Of course the big threat to this business model is Elon Musk’s Starlink, which currently is about twice as expensive as broadband, but costs could come down as he progresses with his larger Starship craft. Current estimates place the Starlink internet service cost reduction to be on par with broadband by 2030 or sooner. At that time, it is much less certain that houses with access to cable would be eventual customers.
In theory, autonomous cars would pose a threat to the advertising value of billboards, but with the average age of cars at 13 years, for every new car sold there is a 26-year old car on the road. Even if all cars sold today were full-self driving capable, billboards would retain advertising value for a decade at least. If I could get Adam Peterson on the phone, I would drill him with a few questions about his attitudes toward competition with Starlink. But then again, the 10 year HOA contract does offset some of that risk.
At current valuations, Boston Omaha Corp seems a bit expensive for a value investor. Excluding the value of Sky Harbour, I put a value of $274 million out of BOC’s $412 market capitalization on their businesses. For that $274 million, you get $111.5 million of revenue in the last twelve months, and a scant $760,000 of GAAP net income. But you do get growth, revenues have been compounding at a 27% annual rate, up from $20 million in 2018 to $108 million in 2024. There have also been a tiny bit of share buybacks along the way, not enough to make a difference, but enough to tell you what the future payout policy will be.
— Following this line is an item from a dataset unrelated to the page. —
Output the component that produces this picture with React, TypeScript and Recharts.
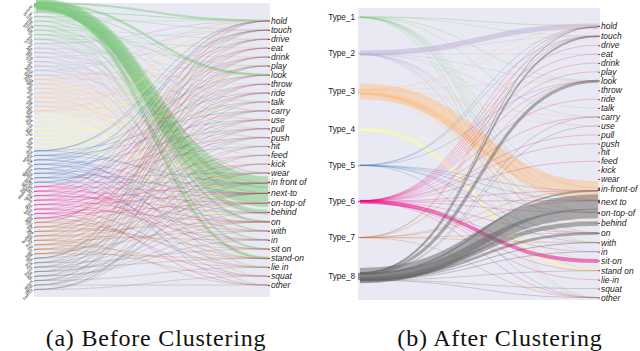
import React from 'react';
import { Sankey } from 'recharts';

const accent = ['#7fc97f', '#beaed4', '#fdc086', '#ffff99', '#386cb0', '#f0027f', '#bf5b17', '#666666'];

const predicatesA = ['hold', 'touch', 'drive', 'eat', 'drink', 'play', 'look', 'throw', 'ride', 'talk', 'carry', 'use', 'pull', 'push', 'hit', 'feed', 'kick', 'wear', 'in front of', 'next-to', 'on-top-of', 'behind', 'on', 'with', 'in', 'sit on', 'stand-on', 'lie in', 'squat', 'other'];
const predicatesB = ['hold', 'touch', 'drive', 'eat', 'drink', 'play', 'look', 'throw', 'ride', 'talk', 'carry', 'use', 'pull', 'push', 'hit', 'feed', 'kick', 'wear', 'in-front-of', 'next to', 'on-top-of', 'behind', 'on', 'with', 'in', 'sit-on', 'stand on', 'lie-in', 'squat', 'other'];

const objectNames = ['person', 'man', 'woman', 'child', 'dog', 'cat', 'horse', 'car', 'bike', 'table', 'chair', 'cup', 'bottle', 'phone', 'laptop', 'book', 'bag', 'ball', 'kite', 'bus', 'train', 'boat', 'plate', 'bowl', 'knife', 'fork', 'pizza', 'cake', 'tv', 'sofa', 'bed', 'door', 'window', 'shirt', 'hat', 'glasses', 'shoe', 'umbrella', 'surfboard', 'skateboard', 'skis', 'racket', 'bat', 'glove', 'bench', 'tree', 'grass', 'road', 'sign', 'light', 'building', 'wall', 'floor', 'sky', 'water', 'sand', 'snow', 'rock', 'fence', 'pole', 'tie', 'jacket', 'pants', 'helmet'];

// Panel (a): each left item -> [predicate index, value]
const greenLinks = [
  [[18, 12], [19, 12], [20, 9], [21, 5], [22, 2], [6, 2.5], [0, 2], [26, 3], [25, 1.5], [24, 1], [23, 1], [17, 1]],
  [[0, 1], [6, 0.8], [19, 0.6], [26, 0.5]],
  [[1, 0.6], [18, 0.5], [22, 0.6], [9, 0.4]],
  [[0, 0.5], [10, 0.4], [19, 0.5], [25, 0.4]],
  [[6, 0.6], [20, 0.4], [23, 0.5], [29, 0.3]],
  [[2, 0.4], [11, 0.5], [21, 0.5], [26, 0.4]],
  [[5, 0.4], [18, 0.5], [24, 0.4], [13, 0.3]],
  [[3, 0.4], [12, 0.4], [22, 0.5], [27, 0.3]],
];
const purpleLinks = [
  [[0, 0.8], [1, 0.5], [19, 0.5], [22, 0.4]],
  [[6, 0.5], [10, 0.4], [21, 0.4], [29, 0.3]],
  [[4, 0.4], [14, 0.3], [18, 0.5], [25, 0.4]],
  [[1, 0.5], [8, 0.4], [20, 0.4], [24, 0.3]],
  [[7, 0.4], [15, 0.3], [23, 0.4], [26, 0.4]],
  [[2, 0.3], [11, 0.4], [19, 0.5], [28, 0.3]],
  [[0, 0.5], [9, 0.3], [17, 0.4], [22, 0.4]],
  [[5, 0.4], [13, 0.3], [21, 0.4], [27, 0.3]],
];
const orangeLinks = [
  [[0, 0.6], [6, 0.5], [18, 0.4], [25, 0.3]],
  [[1, 0.4], [10, 0.4], [19, 0.5], [23, 0.3]],
  [[3, 0.4], [12, 0.3], [20, 0.4], [26, 0.4]],
  [[2, 0.3], [9, 0.4], [21, 0.4], [29, 0.3]],
  [[4, 0.4], [11, 0.3], [22, 0.5], [24, 0.3]],
  [[5, 0.3], [14, 0.3], [18, 0.4], [27, 0.3]],
  [[7, 0.3], [16, 0.3], [19, 0.4], [28, 0.3]],
  [[0, 0.4], [8, 0.3], [17, 0.4], [25, 0.3]],
];
const yellowLinks = [
  [[1, 0.4], [6, 0.4], [19, 0.4], [26, 0.3]],
  [[0, 0.4], [11, 0.3], [20, 0.4], [22, 0.3]],
  [[3, 0.3], [10, 0.3], [18, 0.4], [24, 0.3]],
  [[2, 0.3], [13, 0.3], [21, 0.3], [29, 0.3]],
  [[5, 0.3], [9, 0.3], [19, 0.4], [25, 0.3]],
  [[4, 0.3], [15, 0.3], [23, 0.3], [26, 0.3]],
  [[6, 0.3], [12, 0.3], [22, 0.4], [28, 0.2]],
  [[7, 0.3], [17, 0.3], [20, 0.3], [27, 0.3]],
];
const blueLinks = [
  [[0, 0.6], [1, 0.5], [10, 0.4], [19, 0.4]],
  [[6, 0.5], [11, 0.4], [18, 0.4], [26, 0.3]],
  [[2, 0.4], [8, 0.4], [20, 0.4], [23, 0.3]],
  [[1, 0.4], [12, 0.4], [21, 0.3], [25, 0.3]],
  [[3, 0.3], [9, 0.4], [22, 0.4], [29, 0.3]],
  [[4, 0.3], [13, 0.3], [19, 0.4], [24, 0.3]],
  [[0, 0.4], [14, 0.3], [17, 0.3], [27, 0.3]],
  [[5, 0.3], [7, 0.3], [18, 0.3], [28, 0.3]],
];
const pinkLinks = [
  [[0, 0.5], [6, 0.4], [19, 0.5], [25, 0.4]],
  [[1, 0.5], [10, 0.4], [20, 0.4], [26, 0.4]],
  [[2, 0.4], [11, 0.4], [21, 0.4], [22, 0.4]],
  [[3, 0.4], [12, 0.3], [18, 0.4], [23, 0.4]],
  [[4, 0.4], [13, 0.3], [19, 0.4], [24, 0.4]],
  [[5, 0.4], [15, 0.3], [22, 0.4], [27, 0.3]],
  [[7, 0.3], [16, 0.3], [20, 0.4], [29, 0.4]],
  [[8, 0.3], [9, 0.3], [17, 0.4], [28, 0.3]],
];
const brownLinks = [
  [[0, 0.4], [1, 0.4], [18, 0.4], [26, 0.3]],
  [[6, 0.4], [10, 0.3], [19, 0.4], [25, 0.3]],
  [[2, 0.3], [11, 0.3], [20, 0.3], [22, 0.4]],
  [[3, 0.3], [12, 0.3], [21, 0.3], [24, 0.3]],
  [[4, 0.3], [13, 0.3], [23, 0.3], [29, 0.3]],
  [[5, 0.3], [14, 0.3], [19, 0.3], [27, 0.3]],
  [[7, 0.3], [15, 0.3], [22, 0.3], [28, 0.3]],
  [[8, 0.3], [16, 0.3], [17, 0.3], [26, 0.3]],
];
const grayLinks = [
  [[0, 0.5], [1, 0.5], [6, 0.4], [19, 0.4]],
  [[2, 0.4], [10, 0.4], [18, 0.4], [25, 0.3]],
  [[3, 0.3], [11, 0.4], [20, 0.4], [26, 0.3]],
  [[4, 0.3], [12, 0.3], [21, 0.4], [22, 0.4]],
  [[5, 0.3], [13, 0.3], [23, 0.3], [24, 0.4]],
  [[7, 0.3], [9, 0.3], [19, 0.3], [27, 0.3]],
  [[8, 0.3], [14, 0.3], [17, 0.3], [29, 0.4]],
  [[15, 0.3], [16, 0.3], [18, 0.3], [28, 0.3]],
];

// Panel (b): cluster types -> [predicate index, value]
const typeNames = ['Type_1', 'Type_2', 'Type_3', 'Type_4', 'Type_5', 'Type_6', 'Type_7', 'Type_8'];
const type1Links = [[0, 0.4], [1, 0.2], [6, 0.3], [10, 0.1], [18, 0.3], [19, 0.3], [20, 0.2], [21, 0.2], [22, 0.2], [23, 0.1], [26, 0.2], [29, 0.1]];
const type2Links = [[0, 3], [1, 0.3], [3, 0.1], [6, 0.3], [9, 0.1], [11, 0.2], [18, 0.3], [19, 0.4], [20, 0.2], [22, 0.3], [24, 0.2], [25, 0.1], [29, 0.2]];
const type3Links = [[0, 0.3], [1, 0.2], [6, 0.3], [10, 0.3], [11, 0.2], [18, 9], [19, 1.5], [20, 1], [21, 0.6], [22, 0.4], [23, 0.4], [26, 0.2], [29, 0.2]];
const type4Links = [[0, 0.1], [6, 0.1], [18, 0.2], [19, 0.2], [22, 0.1], [25, 0.3], [26, 1.5], [27, 0.2]];
const type5Links = [[0, 0.1], [1, 0.1], [6, 0.1], [18, 0.2], [19, 0.2], [20, 0.1], [22, 0.1], [23, 0.1], [29, 0.1]];
const type6Links = [[0, 0.2], [1, 0.2], [2, 0.1], [3, 0.1], [4, 0.1], [5, 0.1], [6, 0.2], [8, 0.1], [10, 0.1], [12, 0.1], [13, 0.1], [15, 0.1], [18, 0.2], [19, 0.2], [20, 0.2], [22, 0.2], [24, 0.1], [25, 2.2], [26, 0.2], [27, 0.1], [29, 0.2]];
const type7Links = [[0, 0.1], [1, 0.1], [6, 0.1], [18, 0.1], [19, 0.2], [22, 0.2], [23, 0.1], [29, 0.1]];
const type8Links = [[0, 0.5], [1, 1], [6, 1.8], [10, 0.3], [11, 0.3], [18, 1], [19, 8.5], [20, 5.5], [21, 2.5], [22, 1.5], [23, 0.5], [24, 0.4], [26, 0.3], [28, 0.3], [29, 0.3]];

const groupsA = [greenLinks, purpleLinks, orangeLinks, yellowLinks, blueLinks, pinkLinks, brownLinks, grayLinks];
const groupsB = [type1Links, type2Links, type3Links, type4Links, type5Links, type6Links, type7Links, type8Links];

type NodeT = { name: string; kind: string; group?: number };
type LinkT = { source: number; target: number; value: number; color: string };

function addRightColumn(nodes: NodeT[], names: string[], lead: number): number[] {
  const idx: number[] = [];
  for (let s = 0; s < lead; s++) nodes.push({ name: '', kind: 'spacer' });
  names.forEach((p, i) => {
    idx.push(nodes.length);
    nodes.push({ name: p, kind: 'right' });
    if (i < names.length - 1) nodes.push({ name: '', kind: 'spacer' });
  });
  return idx;
}

function buildA() {
  const nodes: NodeT[] = [];
  const links: LinkT[] = [];
  const leftIdx: number[][] = [];
  groupsA.forEach((grp, g) => {
    leftIdx.push(grp.map(() => {
      const i = nodes.length;
      nodes.push({ name: objectNames[i], kind: 'left', group: g });
      return i;
    }));
  });
  const right = addRightColumn(nodes, predicatesA, 4);
  groupsA.forEach((grp, g) => grp.forEach((pairs, j) => pairs.forEach(([t, v]) => {
    links.push({ source: leftIdx[g][j], target: right[t], value: v, color: accent[g] });
  })));
  return { nodes, links };
}

function buildB() {
  const nodes: NodeT[] = [];
  const leftSpacers: number[] = [];
  const typeIdx: number[] = [];
  const sp = () => { leftSpacers.push(nodes.length); nodes.push({ name: '', kind: 'spacer' }); };
  sp(); sp();
  typeNames.forEach((t, g) => {
    typeIdx.push(nodes.length);
    nodes.push({ name: t, kind: 'type', group: g });
    if (g < typeNames.length - 1) for (let k = 0; k < 7; k++) sp();
  });
  const right = addRightColumn(nodes, predicatesB, 4);
  const links: LinkT[] = [];
  leftSpacers.forEach((s) => links.push({ source: s, target: right[0], value: 0, color: 'none' }));
  groupsB.forEach((pairs, g) => pairs.forEach(([t, v]) => {
    links.push({ source: typeIdx[g], target: right[t], value: v, color: accent[g] });
  }));
  return { nodes, links };
}

const dataA = buildA();
const dataB = buildB();

const makeLink = (K: number, opacity: number) => (props: any) => {
  const { sourceX, targetX, sourceY, targetY, sourceControlX, targetControlX, linkWidth, payload } = props;
  if (!payload || !payload.value) return <g />;
  return (
    <path
      d={`M${sourceX},${sourceY}C${sourceControlX},${sourceY} ${targetControlX},${targetY} ${targetX},${targetY}`}
      fill="none"
      stroke={payload.color}
      strokeOpacity={opacity}
      strokeWidth={Math.max(0.45, linkWidth * K)}
    />
  );
};

const LinkA = makeLink(11.4, 0.5);
const LinkB = makeLink(6, 0.5);

const NodeA = (props: any) => {
  const { x, y, width, height, payload } = props;
  if (!payload || payload.kind === 'spacer') return <g />;
  const cy = y + height / 2;
  if (payload.kind === 'left') {
    return (
      <g>
        <rect x={x} y={y} width={width} height={Math.max(height, 0.8)} fill={accent[payload.group]} />
        <text transform={`translate(${x - 2},${cy}) rotate(-50)`} textAnchor="end" dominantBaseline="central" fontSize={4.3} fill="#222" fontFamily="Liberation Sans">{payload.name}</text>
      </g>
    );
  }
  return (
    <g>
      <rect x={x} y={y} width={width} height={Math.max(height, 1)} fill="#7a2a3a" />
      <text x={x + width + 1} y={cy} dominantBaseline="central" fontSize={8.5} fontStyle="italic" fill="#222" fontFamily="Liberation Sans">{payload.name}</text>
    </g>
  );
};

const NodeB = (props: any) => {
  const { x, y, width, height, payload } = props;
  if (!payload || payload.kind === 'spacer') return <g />;
  const cy = y + height / 2;
  if (payload.kind === 'type') {
    return (
      <g>
        <rect x={x} y={y} width={width} height={Math.max(height, 0.8)} fill={accent[payload.group]} fillOpacity={0.7} />
        <text x={x - 3} y={cy} textAnchor="end" dominantBaseline="central" fontSize={8.2} fill="#222" fontFamily="Liberation Sans">{payload.name}</text>
      </g>
    );
  }
  return (
    <g>
      <rect x={x} y={y} width={width} height={Math.max(height, 1)} fill="#9a3a52" />
      <text x={x + width + 1} y={cy} dominantBaseline="central" fontSize={8.5} fontStyle="italic" fill="#222" fontFamily="Liberation Sans">{payload.name}</text>
    </g>
  );
};

const H_A = 286.5;
const H_B = 289.8;

export default function App() {
  return (
    <div style={{ position: 'absolute', left: 0, top: 0, width: 640, height: 351, background: '#fff', overflow: 'hidden' }}>
      <div style={{ position: 'absolute', left: 34, top: 3, width: 236, height: 294, background: '#e8e9f2' }} />
      <div style={{ position: 'absolute', left: 358, top: 8, width: 242, height: 292, background: '#e8e9f2' }} />
      <div style={{ position: 'absolute', left: 0, top: 0 }}>
        <Sankey
          width={320}
          height={310}
          data={dataA}
          margin={{ top: 3, left: 34, right: 50, bottom: 310 - 3 - H_A }}
          nodePadding={4.35}
          nodeWidth={2}
          iterations={0}
          sort={false}
          link={LinkA}
          node={NodeA}
        />
      </div>
      <div style={{ position: 'absolute', left: 320, top: 0 }}>
        <Sankey
          width={320}
          height={310}
          data={dataB}
          margin={{ top: 8, left: 38, right: 40, bottom: 310 - 8 - H_B }}
          nodePadding={4.4}
          nodeWidth={2}
          iterations={0}
          sort={false}
          link={LinkB}
          node={NodeB}
        />
      </div>
      <div style={{ position: 'absolute', left: 0, width: 312, top: 326, textAlign: 'center', fontFamily: 'Liberation Serif', fontSize: 24, letterSpacing: 0.8, lineHeight: '24px', color: '#111' }}>
        (a) Before Clustering
      </div>
      <div style={{ position: 'absolute', left: 340, width: 320, top: 326, textAlign: 'center', fontFamily: 'Liberation Serif', fontSize: 24, letterSpacing: 0.8, lineHeight: '24px', color: '#111' }}>
        (b) After Clustering
      </div>
    </div>
  );
}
At the current price, Boston Omaha is trading right around 10x adjusted EBITDA, which is fair value for comparable surety, billboard, or broadband companies. And that is assuming that BOC will be able to exit Sky Harbour at a decent valuation. With the market getting frothy and an interest rate cutting cycle getting started, odds are very good that BOC will exit SKYH at a very good price, but the risk remains that they don’t.
I find Boston Omaha to be a very interesting company, and I respect everyone in the capital markets dancing to the beat of their own drum. It has a similar market capitalization to Murray Stahl’s FRMO Corporation (FRMO). For the same price, which would I rather own? As a value degen, I am attracted to BOC trading at about 0.75x their own estimated tangible book as compared to FRMO’s 2.0x by the same metric. But I wouldn’t fault anyone for choosing to go with Murray, or even hedging their bets and choosing both.
It’s hard to estimate a price target for BOC without doing a separate deep dive on Sky Harbour, or knowing how management plans to spend the money they get from liquidating their position. At the current rate they are selling, BOC will exit SKYH in about eleven years, but I suspect that if Adam Peterson ever feels that SKYH is overvalued, he might just accelerate his exit. If Boston Omaha maintains their 27% revenue growth over the next two years, I find it likely that they will trade a price to sales ratio of 3.0x. That would imply about a 68% upside as the share price climbs from $13.10 to $22.13.
Boston Omaha Corp (BOC) $13.10: $22.13 by the end of 2027














Did they overpay for their businesses, is that why the 5 year stock performance is poor? Also I wonder about Adam's role at OMCC, isn't that a conflict?
i didn’t like their comp structure. NNI was more my speed for the “baby berkshire” even if it’s bigger.